• Feb 5th 2009, 10:42 PM
reshma
ABCD is a cyclic quadrilateral. Diagonals of ABCD (ie.,AC & BD) meet at right angles at P.PL is a perpendicular bisector to chord AB. If PL is extended to meet chord DC at M, show that PM bisects DC.
• Feb 6th 2009, 08:07 AM
red_dog
$AL=LB, \ PL\perp AB\Rightarrow\Delta APB$ isosceles $\Rightarrow\widehat{PAB}=\widehat{PBA}$

But $\widehat{PAB}=\widehat{PDC}, \ \widehat{PBA}=\widehat{PCD}\Rightarrow\widehat{PDC }=\widehat{PCD}\Rightarrow\Delta PCD$ isosceles.

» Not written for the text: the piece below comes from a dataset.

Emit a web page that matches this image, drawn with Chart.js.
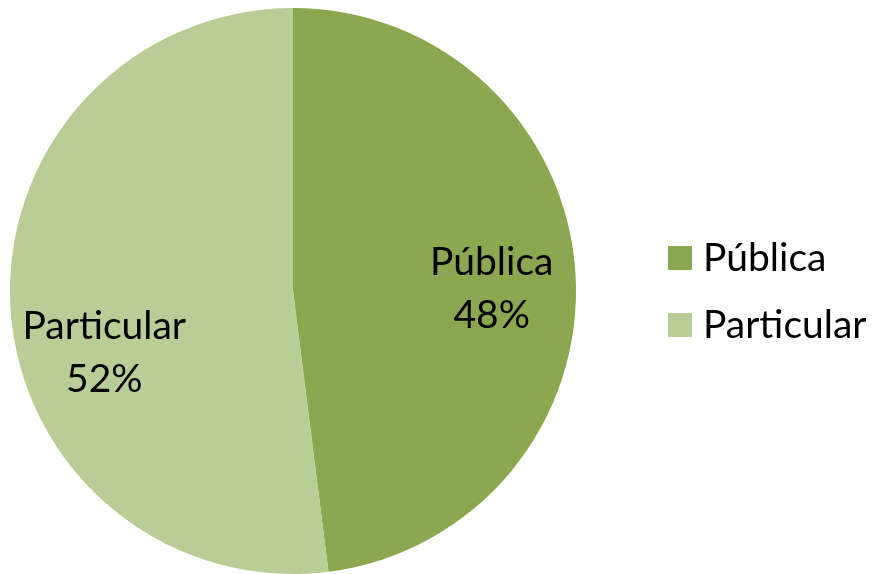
<!DOCTYPE html>
<html>
<head>
<meta charset="utf-8">
<script src="https://cdn.jsdelivr.net/npm/chart.js@4/dist/chart.umd.min.js"></script>
<style>
html,body{margin:0;padding:0;background:#fff;}
#wrap{width:873px;height:574px;position:relative;}
</style>
</head>
<body>
<div id="wrap"><canvas id="c" width="873" height="574"></canvas></div>
<script>
const categories = ["Pública", "Particular"];
const values = [48, 52];
const colors = ["#8BA74F", "#B9CD97"];

const FONT = "Lato, 'Open Sans', sans-serif";
const FONT_SIZE = 39;

const sliceLabels = {
  id: 'sliceLabels',
  afterDatasetsDraw(chart, args, opts) {
    const ctx = chart.ctx;
    const meta = chart.getDatasetMeta(0);
    const total = values.reduce((a, b) => a + b, 0);
    ctx.save();
    ctx.fillStyle = '#000';
    ctx.font = FONT_SIZE + 'px ' + FONT;
    ctx.textAlign = 'center';
    ctx.textBaseline = 'middle';
    meta.data.forEach((arc, i) => {
      const mid = (arc.startAngle + arc.endAngle) / 2;
      const r = arc.outerRadius * 0.7;
      const off = opts.offsets[i] || [0, 0];
      const x = arc.x + Math.cos(mid) * r + off[0];
      const y = arc.y + Math.sin(mid) * r + off[1];
      const pct = Math.round(values[i] / total * 100) + '%';
      ctx.fillText(categories[i], x, y - 26);
      ctx.fillText(pct, x, y + 27);
    });
    ctx.restore();
  }
};

const sideLegend = {
  id: 'sideLegend',
  afterDraw(chart, args, opts) {
    const ctx = chart.ctx;
    ctx.save();
    ctx.font = FONT_SIZE + 'px ' + FONT;
    ctx.textBaseline = 'middle';
    ctx.textAlign = 'left';
    categories.forEach((c, i) => {
      const cy = opts.y + i * opts.gap;
      ctx.fillStyle = colors[i];
      ctx.fillRect(opts.x, cy - 12, 24, 24);
      ctx.fillStyle = '#000';
      ctx.fillText(c, opts.x + 35, cy);
    });
    ctx.restore();
  }
};

new Chart(document.getElementById('c'), {
  type: 'pie',
  data: {
    labels: categories,
    datasets: [{
      data: values,
      backgroundColor: colors,
      borderWidth: 0
    }]
  },
  options: {
    responsive: false,
    animation: false,
    layout: { padding: { left: 10, top: 8, right: 297, bottom: 0 } },
    plugins: {
      legend: { display: false },
      tooltip: { enabled: false },
      sliceLabels: { offsets: [[1, 10], [9, 49]] },
      sideLegend: { x: 668, y: 258, gap: 67 }
    }
  },
  plugins: [sliceLabels, sideLegend]
});
</script>
</body>
</html>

We have $\widehat{ACD}=\widehat{CAB}\Rightarrow AB\parallel DC\Rightarrow PM\perp CD\Rightarrow DM=MC$
• Feb 9th 2009, 11:26 AM
fardeen_gen
1)angle APB and DPC are vertically opposite,hence equal
2)opposite sides are similar in ABCD because the diagonals are perpendicular to each other, hence have equal length
3)angle PLA and angle PMD are alternate angles, hence equal

Therefore, by ASA(angle-side-angle) postulate, triangles ABP and DCP are congruent.

Also,
PL=PM
Therefore, if PL bisects AB then, PM bisects DC.